At her death, she had not healed a breach made in 1853 and confirmed in 1854, when Samson had refused Michel Lévy’s request that he speak at the funeral of her best-loved sister, the gifted twenty-five-year-old actress Rébecca Félix, “ma gentille et parfaite petite Rébec,” as she called her. Although Samson, overcome by emotion, had broken down and praised the young actress at the graveside, and her brother Raphaël Félix had thanked him for his words, Rachel herself did not forgive him for his initial refusal. Directly after the ceremony, the mourning star fled with Lévy to the country; she never saw Samson again. But when he heard the news of Rachel’s death, her teacher—who had published verses praising and also admonishing her from the start of her career—went so far as to prepare a eulogy of his greatest student, which he pla
nned to deliver in spite of a bad cold (his wife recorded pettishly) and the weather. A clear note from Jacques Félix kept him at his fireside. It was inappropriate, Rachel’s father wrote, that Samson should appear on this occasion.
THERE WAS, therefore, no official speech in the cemetery on behalf of the Comédie-Française, whose glory Rachel had restored and made her own. All accounts of the funeral stress the lack of such a eulogy, the absence of Samson, the “triumph” of the former peddler with the funny foreign accent over the man who had been a colleague of Talma. Had nature, in the form of the paternal Jew, vengefully come in the end to claim its own and challenge the pretensions of high art?
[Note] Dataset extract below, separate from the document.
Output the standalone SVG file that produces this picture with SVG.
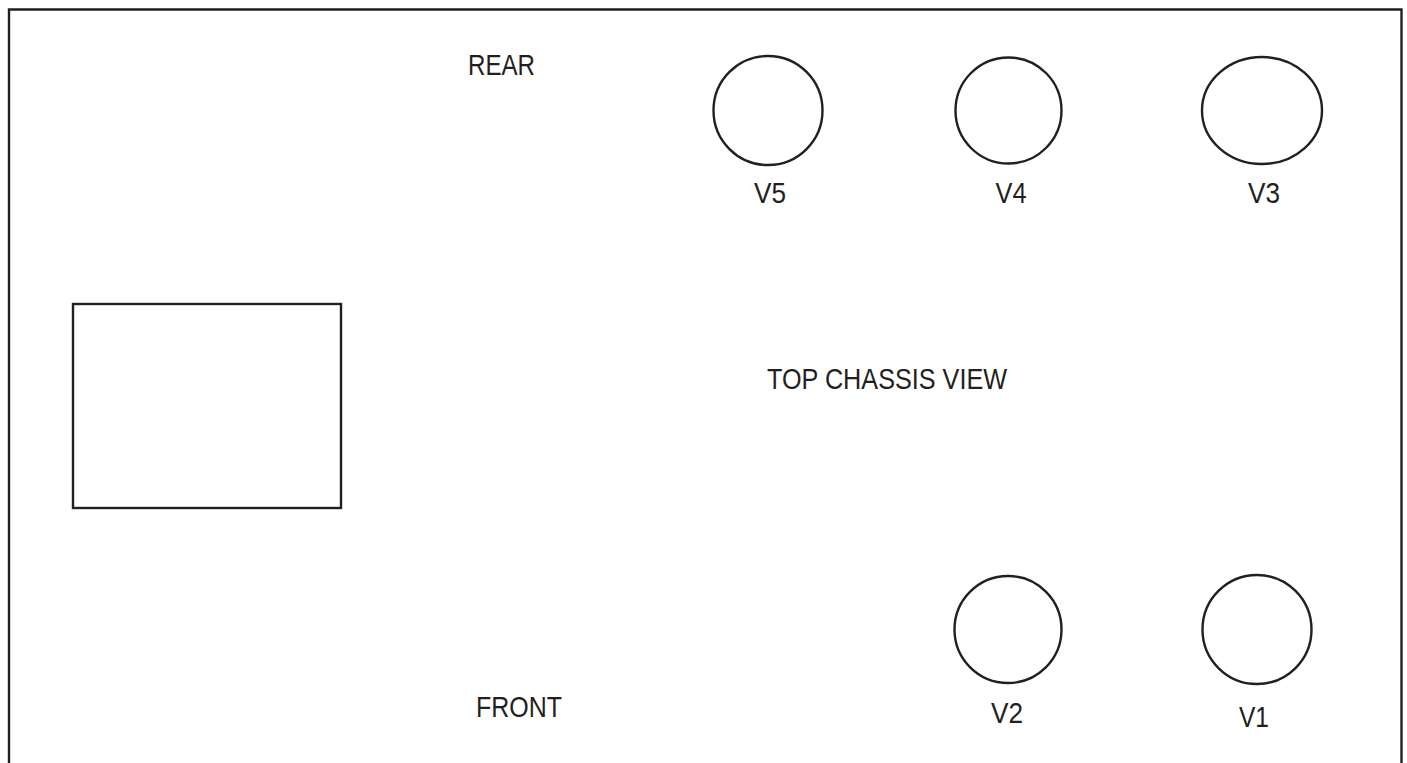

Félix had written severely to the administrator of the Comédie-Française in the letter warning Samson away: “You may take me at my word, sir, since I have found the strength and courage to write to you at this moment.” Rachel’s biographers have mocked the possibility that he had grammar enough to phrase the letter himself, and the absurdity of a man of his class and kind professing “a pained sense of what is absolutely proper.” It is entirely possible that Félix did have editorial help, as his daughter sometimes seems to have had with her official correspondence; but those who refuse to grant him a sense of what was appropriate seem to me to show their culturally determined hand.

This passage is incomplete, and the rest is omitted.